Eric Albert Donkin, actor (b at Liverpool, Eng 9 April 1929; d at Stratford, Ont 17 March 1998). His acting career began as a radio-performer at the age of 11 in Montréal, prior to formal training at the Montréal Repertory School of the Theatre and the National Theatre School in the 1950s. His theatre career began as Potboy in She Stoops to Conquer with the Montréal Repertory Theatre, where he worked for 5 years with such renowned actors as Christopher PLUMMER and John COLICOS. A founding member of the multilingual La Poudrière Theatre (officially Le Théâtre International de Montréal), he appeared in the inaugural production of The Rainmaker on 11 July 1958.

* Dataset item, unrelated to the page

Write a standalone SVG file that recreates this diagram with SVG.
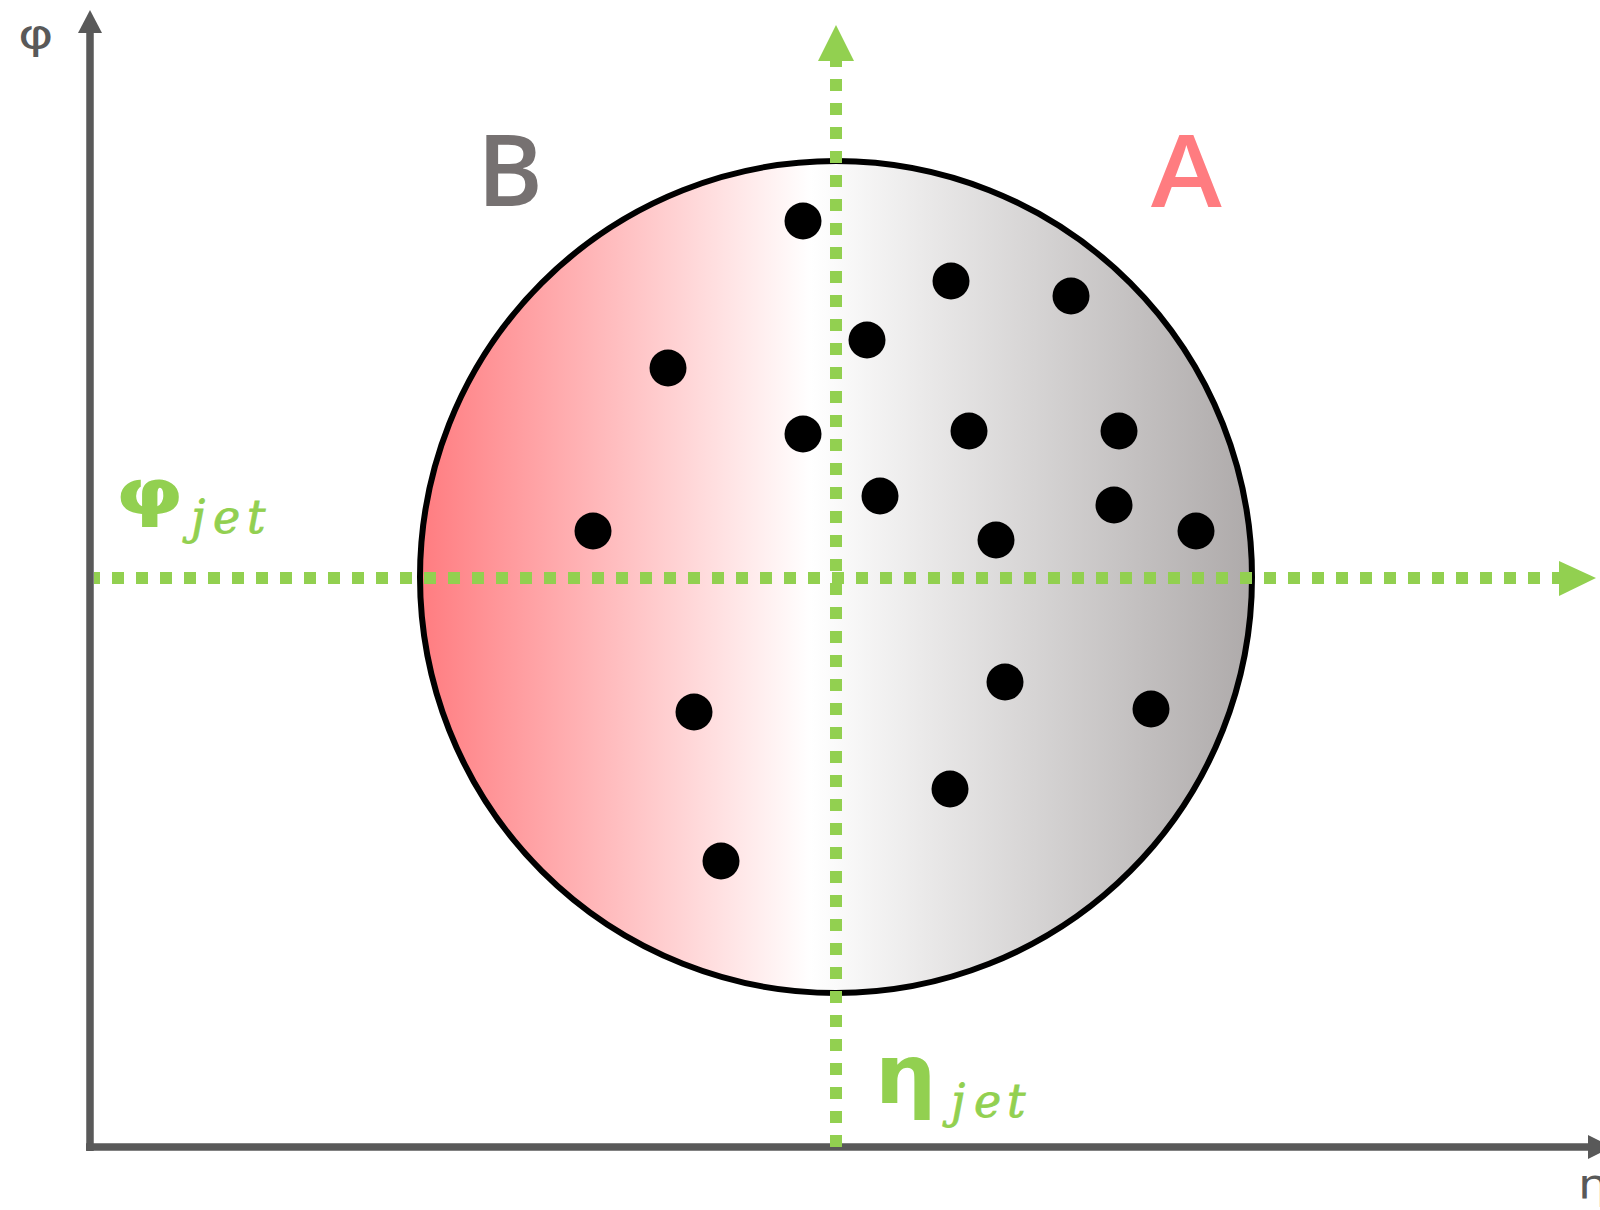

Even with La Poudrière, Montréal offered few opportunities for English-speaking actors, so Donkin moved to Winnipeg in 1960 and joined John HIRSCH for 6 seasons at the MANITOBA THEATRE CENTRE. He performed in a variety of productions at the MTC, ranging from musicals such as Sandy Wilson's The Boyfriend, to classics such as Antigone by Sophocles, to contemporary plays such as Jean Anouilh's Thieves' Carnival. He returned to Winnipeg in 1970 for Hirsch's inaugural production of Brecht's A Man's a Man, the year MTC moved into its new theatre space.

In 1966 Donkin moved to Stratford, which he called home for the rest of his life. Remembered as one of Stratford's best character actors, Donkin displayed great comic talent and was awarded the Tyrone Guthrie Award in 1968. He is probably best remembered for the role of Estragon in Waiting for Godot (1968) and Ko-Ko in Gilbert and Sullivan's The Mikado (1982-87, 1992), which he performed over 500 times in Stratford, London, and New York and for which he won the Dora Mavor Moore award for Best Performance in a Musical (1987). At Stratford, he also performed the title roles in Julius Caesar (1978) and Cymbeline (1986).

In addition to his roles at Stratford, Donkin performed across Canada, both in one-man shows of his own creation (The Victorians, Altman's Last Stand and The Wonderful World of Sarah Binks), and at major theatres. Roles at major theatres included King Lear at the NEPTUNE THEATRE (1977), Alfred P. Doolittle in My Fair Lady at the CENTAUR THEATRE (1994), Mr. Hardcastle in She Stoops to Conquer at the NATIONAL ARTS CENTRE (1986), Ebenezer Scrooge in A Christmas Carol at the Young People's Theatre (1985) and Georges Pitou in Memoir at the Bastion Theatre (1982). His television credits include Waiting for Godot, The Three Musketeers, H.M.S. Pinafore, The Gondoliers and The Mikado.

Donkin died while rehearsing Much Ado About Nothing for his 26th season at the Stratford Festival.